Reviewed by Michael Kleiza
The Unreal City
by Mike Lala
Tupelo Press
July 2023, ISBN: 978-1-946482-93-8, Paperback
In his latest offering, The Unreal City, Mike Lala has composed poems that are sweeping in form and scope. There is so much information in them that it is an injustice to the author to single out parts of the poems and leave out other parts that are as relevant. Yet, as a reviewer I must try to give you (the reader) a sense of what takes you through the city he lives in, New York, … through the art, the streets, the stores and the restaurants. This is evident in the first 5 poems he offers at the beginning of the book. In Nudes, the first poem, he writes in intricate and intimate description of what are paintings or statues. Going further, he puts himself in the place of the character portrayed, adopting their posture and persona: “My pelvis tilted forward. I leaned back on the bed with the dog. / Right hand clutched a vase. / A black cat, a servant at my feet with flowers.”
There is a lot of muscular movement in Lala’s poems. The poet’s interest (almost what seems to be an obsession) in labor and work defined through movement can be read in My Receipt, a poem about him being a spectator in a theater: “… his knees, his body at work, / part/ of a sum / (a company): men together — their bodies / in labor together, / for whom the audience puts their hands together”. In Elizabeth Street where he walks through the neighborhood, his listing of the shops and passersby is so effective that you feel as if you are walking with him: “6th and Spring / at stop (the signal) bottle / neck / ing no less than six gorgeous humans / gleam in sunset (off each other) light / ly I stay south, cross 6th, pass Aquagrill … Dom’s, and old men, Vesuvio, scarf hot slices, span time, wasted, watching SoHo’s women glide by …”.
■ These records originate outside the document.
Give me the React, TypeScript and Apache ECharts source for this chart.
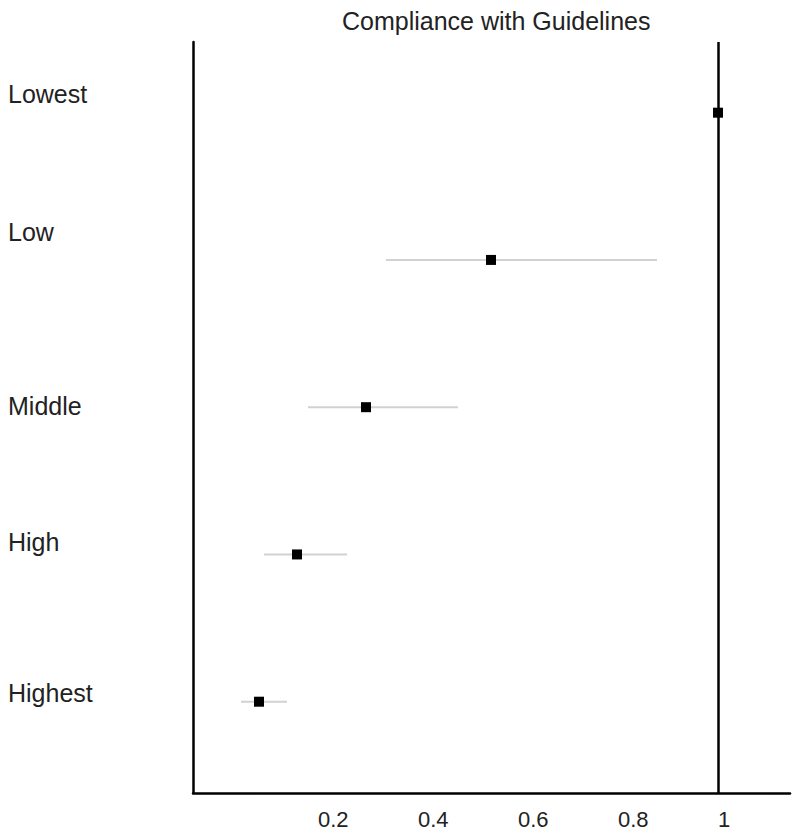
import React, { useEffect, useRef } from "react";
import * as echarts from "echarts";

const categories = ["Lowest", "Low", "Middle", "High", "Highest"];
const estimates = [1, 0.546, 0.296, 0.158, 0.082];
const lowerCI = [null, 0.336, 0.18, 0.092, 0.046];
const upperCI = [null, 0.878, 0.48, 0.258, 0.138];
const xTicks = [0.2, 0.4, 0.6, 0.8, 1];
const referenceValue = 1;
const title = "Compliance with Guidelines";

// per-label vertical shift (style only)
const labelShift = [18.5, 27.5, 1, 12, 9];

export default function App() {
  const ref = useRef<HTMLDivElement>(null);

  useEffect(() => {
    if (!ref.current) return;
    const chart = echarts.init(ref.current, undefined, { renderer: "svg" });

    const font = "'Liberation Sans', Arial, sans-serif";
    const rich: Record<string, any> = {};
    labelShift.forEach((s, i) => {
      rich["r" + i] = {
        fontSize: 25,
        fontFamily: font,
        color: "#222",
        padding: [0, 0, s * 2, 0],
      };
    });

    const ciData = categories
      .map((_, i) => (lowerCI[i] != null ? [lowerCI[i], upperCI[i], i] : null))
      .filter((d) => d !== null);

    chart.setOption({
      animation: false,
      backgroundColor: "#fff",
      title: {
        text: title,
        left: 337,
        top: 3,
        textStyle: {
          fontSize: 25,
          fontWeight: "normal",
          fontFamily: font,
          color: "#222",
        },
      },
      grid: { left: 193, right: 10, top: 42, bottom: 43 },
      xAxis: {
        type: "value",
        min: -0.05,
        max: 1.144,
        axisLine: { show: true, onZero: false, lineStyle: { color: "#000", width: 2.5 } },
        axisTick: { show: false },
        splitLine: { show: false },
        axisLabel: {
          customValues: xTicks,
          formatter: (v: number) => String(Math.round(v * 10) / 10),
          align: "left",
          margin: 15,
          fontSize: 22,
          fontFamily: font,
          color: "#222",
        },
      },
      yAxis: {
        type: "value",
        inverse: true,
        min: -0.48,
        max: 4.62,
        axisLine: { show: true, onZero: false, lineStyle: { color: "#000", width: 2.5 } },
        axisTick: { show: false },
        splitLine: { show: false },
        axisLabel: {
          customValues: categories.map((_, i) => i),
          formatter: (v: number) => {
            const i = Math.round(v);
            return `{r${i}|${categories[i]}}`;
          },
          align: "left",
          margin: 185,
          rich,
        },
      },
      series: [
        {
          type: "custom",
          data: ciData,
          renderItem: (params: any, api: any) => {
            const p1 = api.coord([api.value(0), api.value(2)]);
            const p2 = api.coord([api.value(1), api.value(2)]);
            return {
              type: "line",
              shape: { x1: p1[0], y1: p1[1], x2: p2[0], y2: p2[1] },
              style: { stroke: "#d2d2d2", lineWidth: 2 },
            };
          },
          z: 2,
        },
        {
          type: "scatter",
          data: estimates.map((e, i) => [e, i]),
          symbol: "rect",
          symbolSize: 10,
          itemStyle: { color: "#000", opacity: 1 },
          z: 5,
          markLine: {
            silent: true,
            symbol: "none",
            label: { show: false },
            lineStyle: { color: "#000", width: 2.5, type: "solid", opacity: 1 },
            data: [{ xAxis: referenceValue }],
          },
        },
      ],
    });

    return () => chart.dispose();
  }, []);

  return (
    <div
      ref={ref}
      style={{ position: "fixed", left: 0, top: 0, width: 800, height: 836 }}
    />
  );
}
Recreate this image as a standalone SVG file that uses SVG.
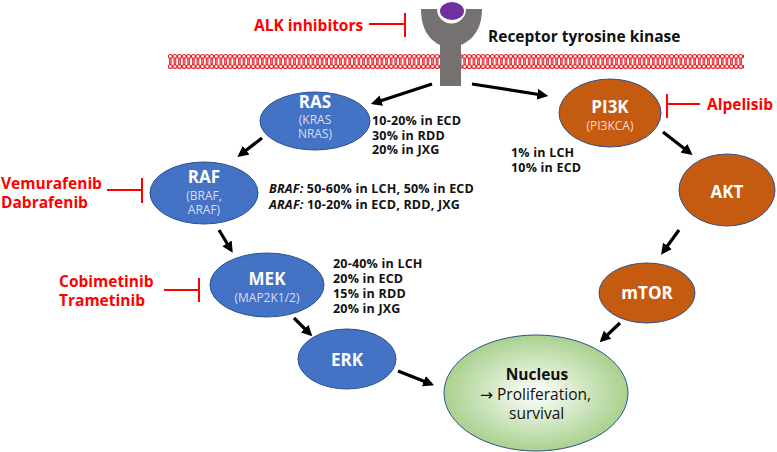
<svg xmlns="http://www.w3.org/2000/svg" width="777" height="452" viewBox="0 0 777 452">
<style>
.f{font-family:"Open Sans","Noto Sans",sans-serif}
.ttl{font-family:"Open Sans","Noto Sans",sans-serif;font-weight:bold;font-size:17px;fill:#ffffff;text-anchor:middle}
.sub{font-family:"Open Sans","Noto Sans",sans-serif;font-size:12px;text-anchor:middle}
.subb{fill:#d6def0}
.subo{fill:#f8ddc9}
.stat{font-family:"Open Sans","Noto Sans",sans-serif;font-weight:bold;font-size:12.5px;letter-spacing:0.2px;fill:#111111}
.drug{font-family:"Open Sans","Noto Sans",sans-serif;font-weight:bold;font-size:15.5px;fill:#ff0000}
.blue{fill:#4472c4;stroke:#2f528f;stroke-width:1}
.orange{fill:#c55a11;stroke:#2f528f;stroke-width:1}
.arr{stroke:#000000;stroke-width:3.2;fill:none;marker-end:url(#ah)}
.inh{stroke:#ff0000;stroke-width:2;fill:none}
</style>
<defs>
<marker id="ah" viewBox="0 0 10 10" refX="7" refY="5" markerWidth="11" markerHeight="11" markerUnits="userSpaceOnUse" orient="auto">
<path d="M0,0 L10,5 L0,10 z" fill="#000000"/>
</marker>
<pattern id="mem" patternUnits="userSpaceOnUse" x="168" y="54" width="4.6" height="15">
<line x1="1.6" y1="4" x2="1.6" y2="11" stroke="#e8101a" stroke-width="1.1"/>
<line x1="3.0" y1="4" x2="3.0" y2="11" stroke="#e8101a" stroke-width="1.1"/>
<circle cx="2.3" cy="2.4" r="1.9" fill="#ffffff" stroke="#e8101a" stroke-width="1"/>
<circle cx="2.3" cy="12.6" r="1.9" fill="#ffffff" stroke="#e8101a" stroke-width="1"/>
</pattern>
<radialGradient id="nuc" cx="50%" cy="50%" r="50%">
<stop offset="0" stop-color="#ffffff"/>
<stop offset="1" stop-color="#a9d18e"/>
</radialGradient>
</defs>

<g id="membrane">
<rect x="168" y="54" width="576" height="15" fill="url(#mem)"/>
</g>

<g id="receptor">
<path d="M421,9 L437,9 A14.5,14.5 0 0 0 466,9 L482,9 C482,30 472,40 461,45 L461,86 L440,86 L440,45 C430,40 421,30 421,9 Z" fill="#767171"/>
<ellipse cx="452" cy="11" rx="12" ry="9" fill="#7030a0"/>
<text class="f" x="488" y="42" font-weight="bold" font-size="15.5" fill="#111111">Receptor tyrosine kinase</text>
</g>

<g id="connectors">
<line class="arr" x1="432" y1="84" x2="374" y2="103"/>
<line class="arr" x1="472" y1="84" x2="545" y2="95.5"/>
<line class="arr" x1="262" y1="138" x2="240" y2="155"/>
<line class="arr" x1="219" y1="230" x2="231" y2="250"/>
<line class="arr" x1="294" y1="318" x2="310" y2="334"/>
<line class="arr" x1="398" y1="371" x2="431" y2="384"/>
<line class="arr" x1="663" y1="132" x2="690" y2="153"/>
<line class="arr" x1="679" y1="230" x2="663" y2="252"/>
<line class="arr" x1="620" y1="323" x2="602" y2="340"/>
<path class="inh" d="M369,24 H405 M405,13 V37"/>
<path class="inh" d="M107,190 H142 M142,178 V203"/>
<path class="inh" d="M164,290 H199 M199,278 V302"/>
<path class="inh" d="M700,104 H667 M667,94 V118"/>
</g>

<g id="alk">
<text class="drug" x="254" y="31" font-size="16">ALK inhibitors</text>
</g>

<g id="ras">
<ellipse class="blue" cx="315" cy="121" rx="55" ry="29"/>
<text class="ttl" x="315" y="108">RAS</text>
<text class="sub subb" x="315" y="124">(KRAS</text>
<text class="sub subb" x="315" y="138">NRAS)</text>
<text class="stat" x="372" y="125">10-20% in ECD</text>
<text class="stat" x="372" y="139.5">30% in RDD</text>
<text class="stat" x="372" y="154">20% in JXG</text>
</g>

<g id="raf">
<ellipse class="blue" cx="204" cy="193" rx="54" ry="31"/>
<text class="ttl" x="204" y="183">RAF</text>
<text class="sub subb" x="204" y="200">(BRAF,</text>
<text class="sub subb" x="204" y="214">ARAF)</text>
<text class="stat" x="269" y="193"><tspan font-style="italic">BRAF:</tspan> 50-60% in LCH, 50% in ECD</text>
<text class="stat" x="269" y="209"><tspan font-style="italic">ARAF:</tspan> 10-20% in ECD, RDD, JXG</text>
<text class="drug" x="1" y="189" font-size="15">Vemurafenib</text>
<text class="drug" x="1" y="208" font-size="15">Dabrafenib</text>
</g>

<g id="mek">
<ellipse class="blue" cx="267" cy="285" rx="57" ry="32"/>
<text class="ttl" x="267" y="285">MEK</text>
<text class="sub subb" x="267" y="302">(MAP2K1/2)</text>
<text class="stat" x="333" y="268">20-40% in LCH</text>
<text class="stat" x="333" y="283">20% in ECD</text>
<text class="stat" x="333" y="298">15% in RDD</text>
<text class="stat" x="333" y="313">20% in JXG</text>
<text class="drug" x="59" y="287">Cobimetinib</text>
<text class="drug" x="59" y="306">Trametinib</text>
</g>

<g id="erk">
<ellipse class="blue" cx="347" cy="359" rx="49" ry="30"/>
<text class="ttl" x="347" y="366">ERK</text>
</g>

<g id="pi3k">
<ellipse class="orange" cx="610" cy="113" rx="51" ry="34"/>
<text class="ttl" x="610" y="113">PI3K</text>
<text class="sub subo" x="610" y="130">(PI3KCA)</text>
<text class="stat" x="511" y="157">1% in LCH</text>
<text class="stat" x="511" y="172">10% in ECD</text>
<text class="drug" x="707" y="110">Alpelisib</text>
</g>

<g id="akt">
<ellipse class="orange" cx="727" cy="190" rx="48" ry="36"/>
<text class="ttl" x="727" y="198">AKT</text>
</g>

<g id="mtor">
<ellipse class="orange" cx="647" cy="293" rx="48" ry="30"/>
<text class="ttl" x="647" y="299">mTOR</text>
</g>

<g id="nucleus">
<ellipse cx="536" cy="393" rx="92" ry="58" fill="url(#nuc)" stroke="#2f528f" stroke-width="1"/>
<text class="f" x="537" y="380" font-weight="bold" font-size="15.5" fill="#111111" text-anchor="middle">Nucleus</text>
<text class="f" x="480" y="400" font-size="15.5" fill="#111111"><tspan font-family="DejaVu Sans, sans-serif">→</tspan> Proliferation,</text>
<text class="f" x="509" y="419" font-size="15.5" fill="#111111">survival</text>
</g>
</svg>
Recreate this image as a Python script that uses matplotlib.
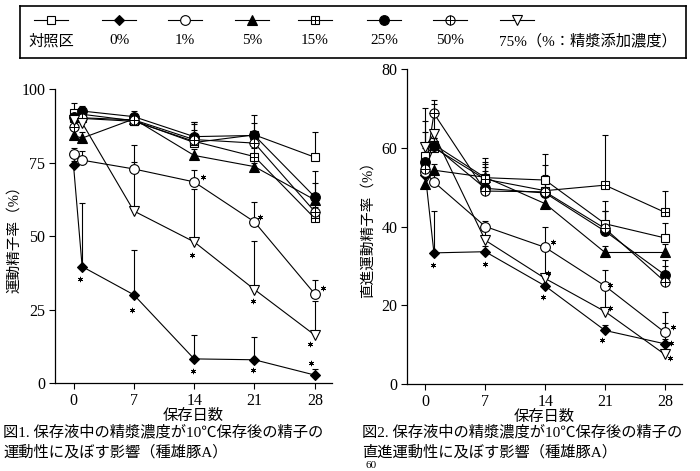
import numpy as np
import matplotlib
matplotlib.use("Agg")
import matplotlib.pyplot as plt

plt.rcParams['font.family'] = ['Liberation Serif', 'Noto Sans CJK JP', 'DejaVu Sans']

# ---------------- data ----------------
days = [0, 1, 7, 14, 21, 28]
series_keys = ['ctrl', 'p0', 'p1', 'p5', 'p15', 'p25', 'p50', 'p75']
legend_labels = ['対照区', '0%', '1%', '5%', '15%', '25%', '50%', '75%（%：精漿添加濃度）']

# Fig.1 motility (%)
mot_ctrl = [92.0, 91.4, 89.2, 81.8, 84.4, 76.8]
mot_p0 = [74.0, 39.6, 30.0, 8.2, 7.9, 2.7]
mot_p1 = [78.0, 75.8, 72.8, 68.4, 54.8, 30.3]
mot_p5 = [84.2, 83.3, 89.8, 77.4, 73.6, 62.3]
mot_p15 = [90.0, 90.0, 89.0, 82.2, 77.0, 56.0]
mot_p25 = [90.5, 92.5, 90.6, 83.8, 84.2, 63.3]
mot_p50 = [87.0, 90.2, 89.5, 82.8, 81.6, 58.3]
mot_p75 = [89.5, 88.5, 58.5, 48.0, 31.8, 16.3]
# upper ends of error bars
mot_ctrl_top = [95.3, 93.5, 91.5, 88.7, 91.0, 85.3]
mot_p0_top = [75.5, 61.3, 45.4, 16.3, 15.5, 4.6]
mot_p1_top = [80.0, 79.0, 80.8, 72.4, 61.6, 35.0]
mot_p5_top = [86.0, 85.5, 91.0, 79.5, 75.0, 68.0]
mot_p15_top = [92.0, 92.5, 91.0, 86.0, 80.0, 60.0]
mot_p25_top = [93.0, 94.3, 92.5, 88.7, 88.3, 72.0]
mot_p50_top = [89.0, 93.0, 91.5, 88.0, 84.0, 63.0]
mot_p75_top = [91.0, 90.0, 75.3, 66.0, 48.3, 28.0]
mot_star_x = [0.7, 6.8, 13.9, 20.85, 27.6, 15.0, 21.7, 28.9, 13.8, 20.85, 27.4]
mot_star_y = [35.3, 24.7, 4.0, 4.5, 6.8, 70.2, 56.3, 32.3, 43.4, 28.0, 13.4]

# Fig.2 progressive motility (%)
prog_ctrl = [58.0, 60.8, 52.4, 51.8, 40.7, 37.1]
prog_p0 = [53.0, 33.3, 33.6, 24.9, 13.6, 10.2]
prog_p1 = [53.8, 51.3, 40.0, 34.7, 24.9, 13.1]
prog_p5 = [50.8, 54.3, 52.5, 45.8, 33.4, 33.4]
prog_p15 = [55.0, 60.0, 52.0, 49.1, 50.5, 43.6]
prog_p25 = [56.5, 60.5, 49.7, 48.5, 38.8, 27.7]
prog_p50 = [54.5, 68.7, 49.0, 48.8, 39.5, 26.0]
prog_p75 = [60.3, 63.5, 36.5, 26.8, 18.4, 7.5]
prog_ctrl_top = [66.8, 64.0, 57.3, 58.4, 46.5, 40.8]
prog_p0_top = [57.0, 43.9, 35.0, 27.0, 15.0, 11.5]
prog_p1_top = [56.0, 53.0, 41.5, 40.0, 29.0, 18.2]
prog_p5_top = [53.0, 56.0, 54.0, 48.0, 35.0, 35.5]
prog_p15_top = [64.1, 62.5, 56.5, 55.5, 63.2, 48.9]
prog_p25_top = [59.0, 62.5, 55.0, 53.0, 44.0, 31.5]
prog_p50_top = [60.0, 72.1, 56.0, 51.0, 44.0, 30.0]
prog_p75_top = [70.2, 71.2, 40.0, 34.0, 25.0, 15.5]
prog_star_x = [0.93, 7.0, 14.9, 14.35, 13.8, 21.6, 21.6, 20.7, 29.0, 28.7, 28.6]
prog_star_y = [30.2, 30.4, 36.1, 28.1, 22.0, 25.1, 19.2, 11.2, 14.4, 10.3, 6.5]

mot = dict(ctrl=mot_ctrl, p0=mot_p0, p1=mot_p1, p5=mot_p5, p15=mot_p15,
           p25=mot_p25, p50=mot_p50, p75=mot_p75)
mot_top = dict(ctrl=mot_ctrl_top, p0=mot_p0_top, p1=mot_p1_top, p5=mot_p5_top,
               p15=mot_p15_top, p25=mot_p25_top, p50=mot_p50_top, p75=mot_p75_top)
prog = dict(ctrl=prog_ctrl, p0=prog_p0, p1=prog_p1, p5=prog_p5, p15=prog_p15,
            p25=prog_p25, p50=prog_p50, p75=prog_p75)
prog_top = dict(ctrl=prog_ctrl_top, p0=prog_p0_top, p1=prog_p1_top, p5=prog_p5_top,
                p15=prog_p15_top, p25=prog_p25_top, p50=prog_p50_top, p75=prog_p75_top)

# ---------------- styles ----------------
LW = 0.8
STYLE = {
    'ctrl': dict(marker='s', ms=6.2, mfc='white', plus=False),
    'p0':   dict(marker='D', ms=4.6, mfc='black', plus=False),
    'p1':   dict(marker='o', ms=7.0, mfc='white', plus=False),
    'p5':   dict(marker='^', ms=7.0, mfc='black', plus=False),
    'p15':  dict(marker='s', ms=6.2, mfc='white', plus=True),
    'p25':  dict(marker='o', ms=7.0, mfc='black', plus=False),
    'p50':  dict(marker='o', ms=6.6, mfc='white', plus=True),
    'p75':  dict(marker='v', ms=7.0, mfc='white', plus=False),
}


def draw_marker(ax, x, y, key, z=4):
    st = STYLE[key]
    ax.plot(x, y, ls='none', marker=st['marker'], ms=st['ms'], mfc=st['mfc'],
            mec='black', mew=LW, zorder=z)
    if st['plus']:
        ax.plot(x, y, ls='none', marker='+', ms=st['ms'], mec='black',
                mew=LW * 0.9, zorder=z + 0.1)


def draw_panel(ax, data, tops, ylim, yticks, star_x, star_y):
    for key in series_keys:
        y = np.array(data[key])
        t = np.maximum(np.array(tops[key]), y)
        ax.vlines(days, y, t, colors='black', lw=LW, zorder=2)
        ax.plot(days, t, ls='none', marker='_', ms=5, mew=LW, color='black', zorder=2)
    for key in series_keys:
        ax.plot(days, data[key], color='black', lw=LW, zorder=3)
    for i, key in enumerate(series_keys):
        draw_marker(ax, days, data[key], key, z=4 + i * 0.2)
    ax.plot(star_x, star_y, ls='none', marker=(6, 2, 0), ms=3.8, mew=0.6,
            color='black', zorder=6)
    ax.set_xlim(-2.15, 30.0)
    ax.set_ylim(*ylim)
    ax.set_xticks([0, 7, 14, 21, 28])
    ax.set_yticks(yticks)
    for s in ['top', 'right']:
        ax.spines[s].set_visible(False)
    for s in ['left', 'bottom']:
        ax.spines[s].set_linewidth(0.9)
    ax.tick_params(direction='out', length=4, width=0.8, labelsize=11.5, pad=3)
    ax.set_xlabel('保存日数', fontsize=11, labelpad=0)


fig = plt.figure(figsize=(7.0, 4.71), dpi=100)

axL = fig.add_axes([55 / 700, 1 - 383 / 471, (332 - 55) / 700, (383 - 89) / 471])
draw_panel(axL, mot, mot_top, (0, 100), [0, 25, 50, 75, 100], mot_star_x, mot_star_y)
axL.set_ylabel('運動精子率（%）', fontsize=10.5, va='center')
axL.yaxis.set_label_coords((14 - 55) / 277, 0.5)

axR = fig.add_axes([407 / 700, 1 - 384 / 471, (682 - 407) / 700, (384 - 69) / 471])
draw_panel(axR, prog, prog_top, (0, 80), [0, 20, 40, 60, 80], prog_star_x, prog_star_y)
axR.set_ylabel('直進運動精子率（%）', fontsize=10.5, va='center')
axR.yaxis.set_label_coords((368 - 407) / 275, 0.5)

# ---------------- legend box ----------------
legax = fig.add_axes([20 / 700, 1 - 58 / 471, (686 - 20) / 700, (58 - 6) / 471])
legax.set_xlim(20, 686)
legax.set_ylim(58, 6)
legax.set_xticks([])
legax.set_yticks([])
for s in legax.spines.values():
    s.set_linewidth(1.2)
leg_x = [51, 119, 185, 252, 315, 384, 450, 517]
for i, key in enumerate(series_keys):
    cx = leg_x[i]
    legax.plot([cx - 17, cx + 17], [20, 20], color='black', lw=LW)
    draw_marker(legax, [cx], [20], key)
    if i < len(series_keys) - 1:
        legax.text(cx, 41, legend_labels[i], ha='center', va='center', fontsize=11)
    else:
        legax.text(cx - 18, 41, legend_labels[i], ha='left', va='center', fontsize=11)

# ---------------- captions ----------------
fig.text(3 / 700, 1 - 432 / 471, '図1. 保存液中の精漿濃度が10℃保存後の精子の',
         ha='left', va='center', fontsize=11)
fig.text(3 / 700, 1 - 452 / 471, '運動性に及ぼす影響（種雄豚A）',
         ha='left', va='center', fontsize=11)
fig.text(362 / 700, 1 - 432 / 471, '図2. 保存液中の精漿濃度が10℃保存後の精子の',
         ha='left', va='center', fontsize=11)
fig.text(362 / 700, 1 - 452 / 471, '直進運動性に及ぼす影響（種雄豚A）',
         ha='left', va='center', fontsize=11)
fig.text(365 / 700, 1 / 471, '60', ha='left', va='bottom', fontsize=8)

fig.savefig('out.png', dpi=100)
And yet, through his sweeping work, there is shock that we feel as well — as if we are walking with him through the wastelands created by unfettered capitalism and colonialism, where daily drone strikes are de rigeur in countries like Afghanistan, Syria, Yemen, etc. Certainly, there is no compromise in his writing as Lala lists with cold accounting the dated reports and body counts: “@dronestream: Oct 5, 2014: Five people killed and three wounded when missiles struck the valley / @dronestream: Oct 6, 2014 Eight people killed & six wounded. ‘The target could not be independently verified’ / @dronestream: Oct 11, 2014: multiple missiles killed four people in Khyber / @dronestream: Oct 11, 2014: Two people killed in a bad week”.
“I want a holophrase” The poet lifts Hope Mirrlees’ opening line in Paris: A Poem. With this sentence Mike Lala starts his poem Work. In its simplest definition, a holophrase is a single word expressing a complex of ideas. We are dealing here with the beginning of language, as with a young child who may say a single word to communicate a desire to see her mother, i.e., Mama, a word that may mean she wants to be picked up and hugged, or perhaps indicating that she wants to be fed. Is it possible that the poet wishes he could pack his poem into one all-encompassing word so that the reader can almost feel what he means, like a sort of Gestalt experience? Certainly Work has that effect, in that, the poem is more than its parts, rather it is an experience. With over 150 references to lines from other poems and works, which he intersperses throughout the poem, he makes us feel his apocalyptic vision of what we are beginning to see, of what we, perhaps, have known for a while, but have discarded as an aberration, as our planet changes because of runaway industrialisation and capitalism. Here he sometimes deals in prophecy: “time future bet against, time past brought forth / the SEA / sure / to / undo / THIS city. / Unreal city to which I came for work.” In his last lines he evokes and confesses his guilt and sadness — his country’s raiding of the cradle of civilization for profit: “Concerning MONEY & LABOR / my life as a worker / I sang while my country / waged war / on the banks / of the Euphrates / for borderless commerce & moneyed relations / hung over the life of our single planet”.
The Unreal City is not an easy book of poems. The reader has to be dogged in sticking with it. But there are nuggets here to mine and to rejoice in, and to be thoughtful about.
About the reviewer: Michael Kleiza was born in Montreal, and now lives in Guelph with his partner Susan Kelly. Michael’s poems have been published in various anthologies and magazines. His poem “Remembrance Song” was chosen as a finalist for the William Collins Canadian Poetry Prize presented by Descant magazine.